CREPÚSCULO DA LEI – XXI

Minha arma, minha vida! 

No dia sete de maio foi assinado o Decreto 9.785/19, estabelecendo novas regras para a aquisição, posse e porte de armas de fogo por aqui.

Trata-se de um decreto relativamente extenso por conta de seus sessenta e sete artigos, dezenas de parágrafos, mais de uma centena de incisos e alíneas, todos debruçados na tarefa de alimentar o senso comum com uma pulsão de ataque travestida de legítima defesa, em conúbio com um mal esclarecido cumprimento de promessa a um dos mecenas da campanha vitoriosa.

De início ressalta-se no texto do decreto a ampliação das possibilidades de porte aos advogados, jornalistas, fazendeiros, colecionadores, atiradores, caçadores e outros mais, estabelecendo a redução dos critérios subjetivos e evidenciando critérios mais objetivos quais sejam: estar na lista, inicialmente.

A norma mantém a exigência dos antecedentes, do trabalho definido, da residência fixa, bem como dos exames psicológicos específicos e do comprovante de curso de tiro em entidade credenciada.

Ocorre que o objetivo aqui é uma breve análise de um artigo específico do decreto: o de número trinta e seis, parágrafo sexto da respectiva norma, segundo o qual os menores de dezoito anos estão autorizados ao tiro desportivo, desde que autorizados por um dos responsáveis. Sim, apenas um.

A questão é tormentosa por diversos fatores, notadamente por estar lidando-se com pessoas em formação, motivadas muito mais pela potência dos hormônios que a idade festivamente lhes contempla e, exatamente por isso, consideradas pela lei penal brasileira pessoas não culpáveis, inaptas a receberem penas, ou seja, inimputáveis.

Ora, não existe correspondência analógica desta condescendência sequer na lei de trânsito, sendo necessário o adolescente aguardar a maioridade para matricular-se em curso preparatório a fim pleitear posterior habilitação que o considerará motorista.

Sem embargo, não há como esquecer que o tal artigo permissivo fala em dezoito anos, mas não menciona a idade mínima. Se analogia couber, o Estatuto da Criança e do Adolescente menciona que criança é a pessoa considerada aos doze anos completos.
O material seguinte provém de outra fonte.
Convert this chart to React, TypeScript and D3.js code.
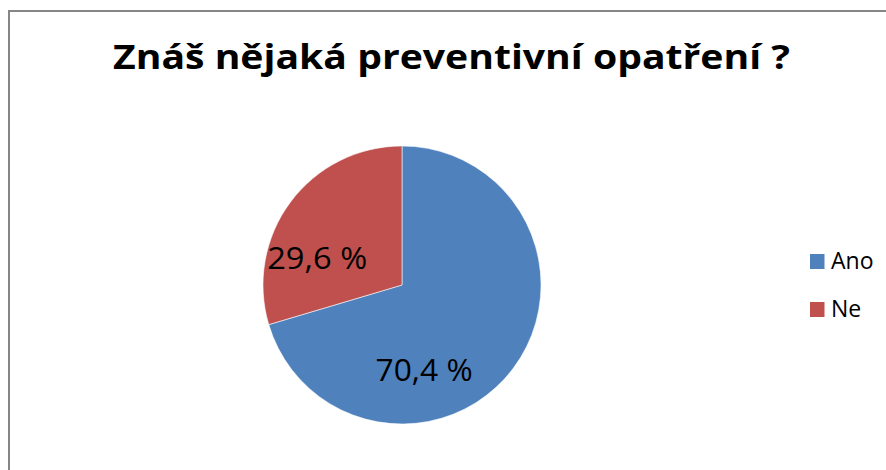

Nesse sentido abre-se a possibilidade da criança e do adolescente ingressarem em clubes de tiro desportivo, adiantando às pequenas pessoas o sentido da defesa e do preparo para elas ao longo de sua experiência de vida. Enganam-se.

Nem os contados meses de serviço militar na intimidade com armas – um ano – são capazes de certificar o preparo devido à plena defesa dos mais diverso ataques possíveis que a empreitada da vida oferece. Nenhum instrutor poderia atestar isto, nem mesmo nenhum instrutor é dotado de tal magnitude.

Todos os esforços são tentativas de minimização de riscos, nada mais que isso e, provavelmente, a mais eficaz opção seria mesmo evitá-los, não provocá-los. É sabido que os riscos existem na plenitude. Vive-se claramente numa sociedade de riscos. Os riscos estão por toda parte. A ideia de aproximação com as armas de fogo faz exatamente o que agrada aos deuses do perigo, ou seja, sua antecipação e chamamento.

Provavelmente o decreto abordado estará estimulando diversos instintos ainda não muito bem definidos, mas seguramente o de defesa será o menor deles. Já é sabido e por demais dito que, desde o século X com a invenção da pólvora pelos chineses, bem como seu posterior aproveitamento industrial e mercantil na dinamite por Alfred Nobel no século XIX, e ainda com as reflexões de Clausewitz em seu livro Da Guerra (1832) deixam claro o seguinte: armas de fogo servem para o ataque!

Dar às armas de fogo um utilitarismo defensivo corresponde a uma função derivada, não original. Isso se comprova até no próprio texto do antigo e também festejado: pessoas com quatro armas de fogo estão pensando em se defender? E atualmente: um adquirente de uma pistola ponto quarenta e cinco quer se defender de quê?

É claro que são reflexões bastante breves, mas suficientes para tomar por bastante temerária a aproximação de crianças e adolescentes ao discurso bélico, principalmente pela contundente sensação de angústia (?) da espera, de um longo tempo de expectativa para adquirir sua (própria) arma: somente aos vinte e cinco anos. Uma conivência preocupante entre datas.

Bom mesmo seriam taxas de desemprego bem, bem menores, ou a gasolina pela metade do preço.